For Marta Perera Pérez of Danstem, the opportunity for in depth conversations with leading scientists about the work they do was a unique opportunity:

During the week at Hydra we got the opportunity to talk with the speakers in small groups. So, after attending the lecture, you could have the opportunity to actually get closer to them and discuss the topics more deeply. I was surprised that they also shared with us their opinions and insights and not only the points discussed at their talks. I think all of them made a great effort to level with us and to speak to us as colleagues and not as students.


For Hjalte List Larsen of Danstem the poster sessions provided a vibrant atmosphere:

In addition to the many great lectures, the Hydra summer school offered a truly inspiring poster session. At 9 AM 12-15 designated students would put up their posters on the white boards located in a small hotel patio amongst palms and colourful flowers. Even though the poster session wasn’t scheduled until late in the evening, and despite the location of the posters close to the tempting pool area, there was a constant buzz at the posters in the breaks between talks. The fact that only few students presented posters every day created an intense atmosphere during the evening sessions, as the many remaining students were free to browse the posters. I was very impressed by the level of interaction and engagement at the session, and the mix of people from multiple different fields within stem cell biology research challenged me to explain my research in different ways and made me see my project from whole new perspectives. There was a continuous flux of people at posters and on many occasions people were lining up for the next start of that two minutes poster description. After two hours of non-stop engagement at my poster, I left the session overwhelmed by the interest and the flood of exciting feedback, craving a drink after all that talking in the dry Greek summer night air.

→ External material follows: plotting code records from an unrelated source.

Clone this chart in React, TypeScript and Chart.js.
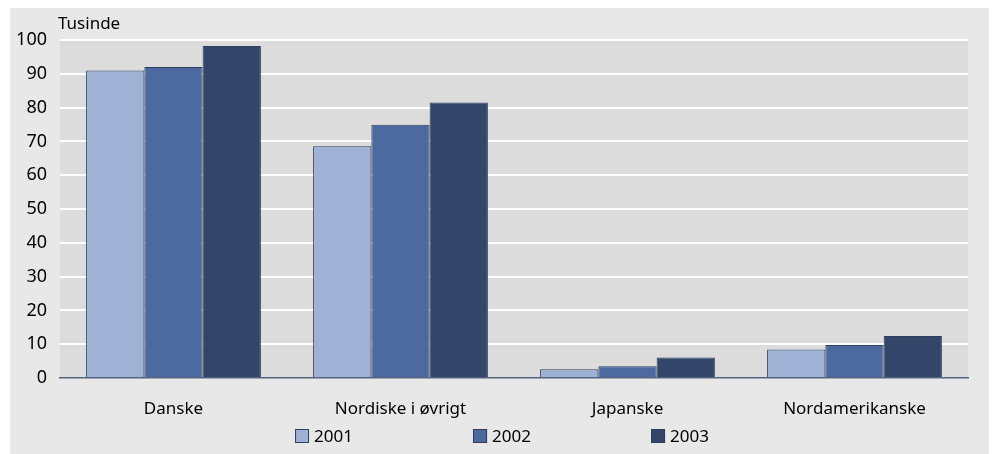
import React, { useEffect, useRef } from "react";
import { Chart, registerables } from "chart.js";

Chart.register(...registerables);

const categories = ["Danske", "Nordiske i øvrigt", "Japanske", "Nordamerikanske"];
const seriesLabels = ["2001", "2002", "2003"];
const values2001 = [91, 68.6, 2.6, 8.4];
const values2002 = [92, 74.9, 3.5, 9.8];
const values2003 = [98.2, 81.5, 6.1, 12.4];
const seriesColors = ["#9fb1d5", "#4d6aa0", "#334669"];
const yTitle = "Tusinde";

const FONT = "'Noto Sans', 'Open Sans', sans-serif";

const bgPlugin = {
  id: "plotBg",
  beforeDraw(chart: any) {
    const { ctx, chartArea } = chart;
    ctx.save();
    ctx.fillStyle = "#dcdcdc";
    ctx.fillRect(chartArea.left, chartArea.top, chartArea.right - chartArea.left, chartArea.bottom - chartArea.top);
    ctx.restore();
  },
};

const extrasPlugin = {
  id: "extras",
  afterDraw(chart: any) {
    const { ctx, chartArea, width } = chart;
    ctx.save();
    ctx.fillStyle = "#000";
    ctx.font = `17px ${FONT}`;
    ctx.textAlign = "left";
    ctx.textBaseline = "alphabetic";
    ctx.fillText(yTitle, chartArea.left - 2, 21);

    // legend
    ctx.font = `17px ${FONT}`;
    ctx.textBaseline = "middle";
    const spacing = 178;
    const cy = 428;
    chart.data.datasets.forEach((ds: any, i: number) => {
      const tw = ctx.measureText(ds.label).width;
      const box = 14;
      const gap = 5;
      const itemW = box + gap + tw;
      const cx = width / 2 + (i - 1) * spacing;
      const x0 = cx - itemW / 2;
      ctx.fillStyle = ds.backgroundColor;
      ctx.fillRect(x0, cy - box / 2, box, box);
      ctx.strokeStyle = "#2f3e5c";
      ctx.lineWidth = 1;
      ctx.strokeRect(x0 + 0.5, cy - box / 2 + 0.5, box - 1, box - 1);
      ctx.fillStyle = "#000";
      ctx.fillText(ds.label, x0 + box + gap, cy + 1);
    });
    ctx.restore();
  },
};

export default function App() {
  const ref = useRef<HTMLCanvasElement | null>(null);
  useEffect(() => {
    if (!ref.current) return;
    const series = [values2001, values2002, values2003];
    const chart = new Chart(ref.current, {
      type: "bar",
      data: {
        labels: categories,
        datasets: series.map((vals, i) => ({
          label: seriesLabels[i],
          data: vals,
          backgroundColor: seriesColors[i],
          borderColor: "#2f3e5c",
          borderWidth: 1,
          categoryPercentage: 0.77,
          barPercentage: 1,
        })),
      },
      options: {
        animation: false,
        responsive: true,
        maintainAspectRatio: false,
        layout: { padding: { top: 32, right: 26, left: 0, bottom: 0 } },
        plugins: {
          legend: { display: false },
          tooltip: { enabled: false },
          title: { display: false },
        },
        scales: {
          x: {
            afterFit: (s: any) => {
              s.height = 76;
            },
            grid: { display: false, drawTicks: false },
            border: { display: true, color: "#54647f", width: 1.5 },
            ticks: {
              padding: 21,
              color: "#000",
              font: { family: FONT, size: 17 },
            },
          },
          y: {
            min: 0,
            max: 100,
            afterFit: (s: any) => {
              s.width = 50;
            },
            border: { display: false },
            grid: {
              drawTicks: false,
              color: (c: any) => (c.tick && c.tick.value === 0 ? "rgba(0,0,0,0)" : "#ffffff"),
              lineWidth: 2,
            },
            ticks: {
              stepSize: 10,
              padding: 13,
              color: "#000",
              font: { family: FONT, size: 18 },
            },
          },
        },
      },
      plugins: [bgPlugin, extrasPlugin],
    });
    return () => chart.destroy();
  }, []);

  return (
    <div
      style={{
        marginLeft: 2,
        width: 984,
        height: 446,
        background: "#e8e8e8",
        position: "relative",
      }}
    >
      <canvas ref={ref} />
    </div>
  );
}
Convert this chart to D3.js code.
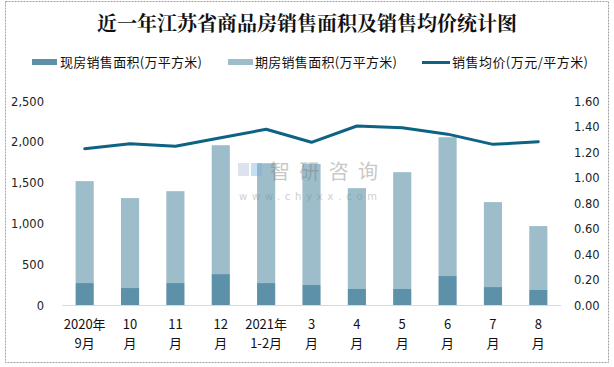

For Sara Schmidt of The University of Edinburgh, the chance to reflect on engaging with the public about science led to new insights:

One part of the Hydra summer school were the Inspire sessions, which were all about public engagement and different ways for us young researchers to communicate our research. I personally think public engagement is incredibly fun and have done my best to do as much of it during the first year of my PhD. The first session was attended by all delegates and dealt with communicating your research to a non-specialist audience. We spoke about everything from what language to use, how to pitch and use your voice at its best capacity and an exercise of writing one sentence to explain your research in a simple manner. The session was particularly good as it got us all up on our feet and engaged with plenty of discussion and laughter with other delegates. A very nice break from the more “traditional“ lectures!

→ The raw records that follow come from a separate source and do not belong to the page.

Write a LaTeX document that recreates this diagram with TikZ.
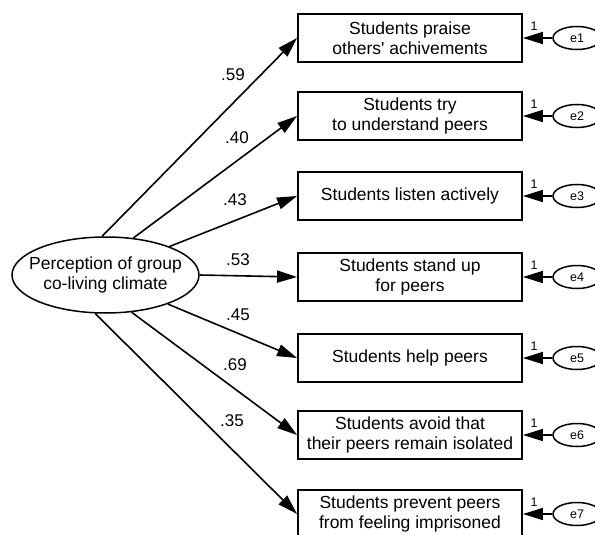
\documentclass[tikz,border=0pt]{standalone}
\usepackage{fontspec}
\setmainfont{Liberation Sans}
\usetikzlibrary{arrows.meta,shapes.geometric}
\begin{document}
\begin{tikzpicture}[x=1pt,y=-1pt,
  obs/.style={draw, line width=1.9pt, minimum width=224pt, minimum height=48pt, inner sep=0pt, align=center, font=\fontsize{17.5}{20}\selectfont},
  lat/.style={ellipse, draw, line width=1.5pt, minimum width=187pt, minimum height=76pt, inner sep=0pt},
  lattext/.style={inner sep=0pt, align=center, font=\fontsize{17.5}{20}\selectfont},
  err/.style={ellipse, draw, line width=1.5pt, minimum width=48pt, minimum height=23pt, inner sep=0pt, font=\fontsize{12.5}{14}\selectfont},
  lpath/.style={line width=1.6pt, -{Triangle[length=20pt,width=12pt]}},
  coef/.style={inner sep=0pt, font=\fontsize{17}{20}\selectfont},
  one/.style={inner sep=0pt, font=\fontsize{12.5}{14}\selectfont}]
\useasboundingbox (0,0) rectangle (595,535);
\clip (0,0) rectangle (595,535);

\node[lat] (L) at (105.5,275) {};
\node[lattext] (Lt) at (L.center) {Perception of group\\co-living climate};

\node[obs] (b1) at (410,38) {Students praise\\others\textquotesingle{} achivements};
\node[obs] (b2) at (410,116) {Students try\\to understand peers};
\node[obs] (b3) at (410,196) {Students listen actively};
\node[obs] (b4) at (410,277) {Students stand up\\for peers};
\node[obs] (b5) at (410,358) {Students help peers};
\node[obs] (b6) at (410,435) {Students avoid that\\their peers remain isolated};
\node[obs] (b7) at (410,514) {Students prevent peers\\from feeling imprisoned};

\foreach \i/\y in {1/38,2/116,3/196,4/277,5/358,6/435,7/514}{
  \node[err] (e\i) at (577,\y) {e\i};
  \draw[lpath] (e\i) -- (b\i.east);
  \node[one] at (534,\y-12) {1};
}

\draw[lpath] (L.95) -- (b1.west);
\draw[lpath] (L.53) -- (b2.west);
\draw[lpath] (L.24) -- (b3.west);
\draw[lpath] (L.east) -- (b4.west);
\draw[lpath] (L.-25) -- (b5.west);
\draw[lpath] (L.-55) -- (b6.west);
\draw[lpath] (L.-105) -- (b7.west);

\node[coef] at (233,75) {.59};
\node[coef] at (237,138) {.40};
\node[coef] at (235,200) {.43};
\node[coef] at (238,260) {.53};
\node[coef] at (238,315) {.45};
\node[coef] at (235,365) {.69};
\node[coef] at (232,421) {.35};
\end{tikzpicture}
\end{document}
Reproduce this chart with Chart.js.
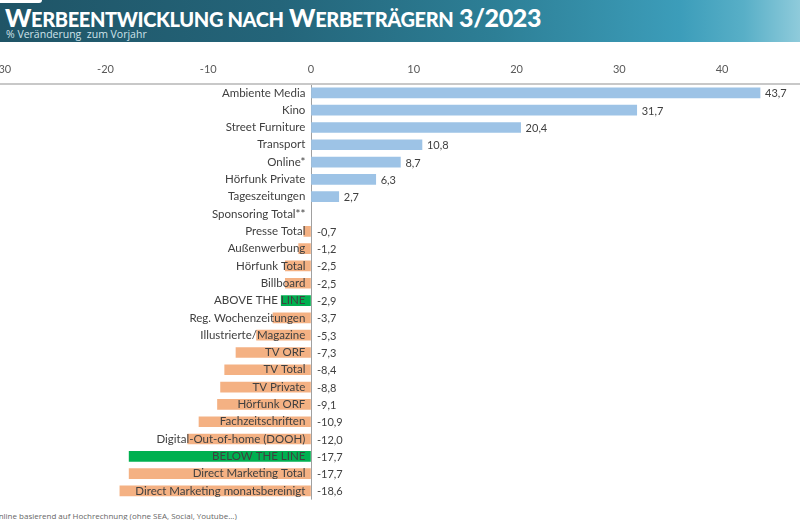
<!DOCTYPE html>
<html>
<head>
<meta charset="utf-8">
<script src="https://cdn.jsdelivr.net/npm/chart.js@4.4.1/dist/chart.umd.min.js"></script>
<style>
  html, body { margin:0; padding:0; background:#fff; width:800px; height:520px; overflow:hidden; position:relative; font-family: Lato, "Open Sans", sans-serif; }
  #banner { position:absolute; left:0; top:0; width:800px; height:42px;
    background: linear-gradient(90deg, #1f5466 0%, #24657a 35%, #2d7f96 62%, #3c9dba 85%, #58afc7 93%, #8fcbdb 100%); }
  #tab { position:absolute; left:0; top:0; width:42px; height:3px; background:#fff; border-bottom-right-radius:3px; }
  #title { position:absolute; left:5px; top:3px; color:#fff; font-family: Lato, sans-serif; font-weight:900; font-size:25px; letter-spacing:-0.37px; white-space:nowrap; line-height:28px; }
  #title .sc { text-transform: uppercase; font-size:0.8em; }
  #subtitle { position:absolute; left:6px; top:27px; color:#cfe3ea; font-family: "Open Sans", sans-serif; font-size:10.5px; white-space:nowrap; }
  #wrap { position:absolute; left:-40px; top:52.6px; width:840px; height:453.5px; }
  #note { position:absolute; left:-12px; top:510px; font-family:"Open Sans", sans-serif; font-size:8px; color:#666; white-space:nowrap; }
</style>
</head>
<body>
<div id="banner"></div>
<div id="tab"></div>
<div id="title">W<span class="sc">erbeentwicklung nach</span> W<span class="sc">erbeträgern</span> 3/2023</div>
<div id="subtitle">% Veränderung&nbsp; zum Vorjahr</div>
<div id="wrap"><canvas id="c"></canvas></div>
<div id="note">*Online basierend auf Hochrechnung (ohne SEA, Social, Youtube...)</div>
<script>
const categories = [
  "Ambiente Media", "Kino", "Street Furniture", "Transport", "Online*",
  "Hörfunk Private", "Tageszeitungen", "Sponsoring Total**", "Presse Total",
  "Außenwerbung", "Hörfunk Total", "Billboard", "ABOVE THE LINE",
  "Reg. Wochenzeitungen", "Illustrierte/Magazine", "TV ORF", "TV Total",
  "TV Private", "Hörfunk ORF", "Fachzeitschriften", "Digital-Out-of-home (DOOH)",
  "BELOW THE LINE", "Direct Marketing Total", "Direct Marketing monatsbereinigt"
];
const changes = [
  43.7, 31.7, 20.4, 10.8, 8.7,
  6.3, 2.7, null, -0.7,
  -1.2, -2.5, -2.5, -2.9,
  -3.7, -5.3, -7.3, -8.4,
  -8.8, -9.1, -10.9, -12.0,
  -17.7, -17.7, -18.6
];
const highlightCategories = ["ABOVE THE LINE", "BELOW THE LINE"];
const xTickValues = [-30, -20, -10, 0, 10, 20, 30, 40];

const colPos = "#9dc3e6", colNeg = "#f4b183", colHi = "#00b050";
const barColors = categories.map((c, i) =>
  highlightCategories.includes(c) ? colHi : (changes[i] >= 0 ? colPos : colNeg));

const fmt = v => v.toFixed(1).replace(".", ",");

const valueLabels = {
  id: "valueLabels",
  afterDatasetsDraw(chart) {
    const ctx = chart.ctx;
    const meta = chart.getDatasetMeta(0);
    const zero = chart.scales.x.getPixelForValue(0);
    ctx.save();
    ctx.font = "11px Lato, 'Open Sans', sans-serif";
    ctx.fillStyle = "#404040";
    ctx.textAlign = "left";
    ctx.textBaseline = "middle";
    meta.data.forEach((bar, i) => {
      const v = changes[i];
      if (v === null || v === undefined) return;
      const x = v >= 0 ? bar.x + 5 : zero + 6;
      ctx.fillText(fmt(v), x, bar.y + 1);
    });
    ctx.restore();
  }
};

new Chart(document.getElementById("c"), {
  type: "bar",
  data: {
    labels: categories,
    datasets: [{
      data: changes,
      backgroundColor: barColors,
      borderWidth: 0,
      barThickness: 10
    }]
  },
  options: {
    indexAxis: "y",
    responsive: true,
    maintainAspectRatio: false,
    animation: false,
    layout: { padding: { top: 2, left: 0, right: 0, bottom: 0 } },
    plugins: { legend: { display: false }, tooltip: { enabled: false } },
    scales: {
      x: {
        position: "top",
        min: -34.16,
        max: 47.59,
        afterBuildTicks(scale) { scale.ticks = xTickValues.map(v => ({ value: v })); },
        ticks: { includeBounds: false, padding: 8, color: "#595959",
                 font: { family: "Lato, 'Open Sans', sans-serif", size: 11 } },
        grid: { display: true, drawTicks: false, lineWidth: 1,
                color: c => (c.tick && c.tick.value === 0) ? "#a0a0a0" : "rgba(0,0,0,0)" },
        border: { display: true, color: "#c8c8c8", width: 2 }
      },
      y: {
        position: { x: -0.55 },
        ticks: { z: 1, padding: 0, color: "#404040", autoSkip: false,
                 font: { family: "Lato, 'Open Sans', sans-serif", size: 11.5 } },
        grid: { display: false, drawTicks: false },
        border: { display: false }
      }
    }
  },
  plugins: [valueLabels]
});
</script>
</body>
</html>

For the four other Inspire sessions we were divided into smaller groups. I attended the patient engagement session, which I found particularly inspiring since Malin Parmar from Lund University gave the story of how her lab and collaborators have dealt with patient engagement in light of the advanced research and clinical trials they are undertaking for Parkinson’s disease. She told us about the Parkinson’s café that they have in Lund, where patients and researchers come together to discuss the research advances that are happening and what it can mean for patients in the future. I really liked this idea of a very intimate and personal way to engage with the public.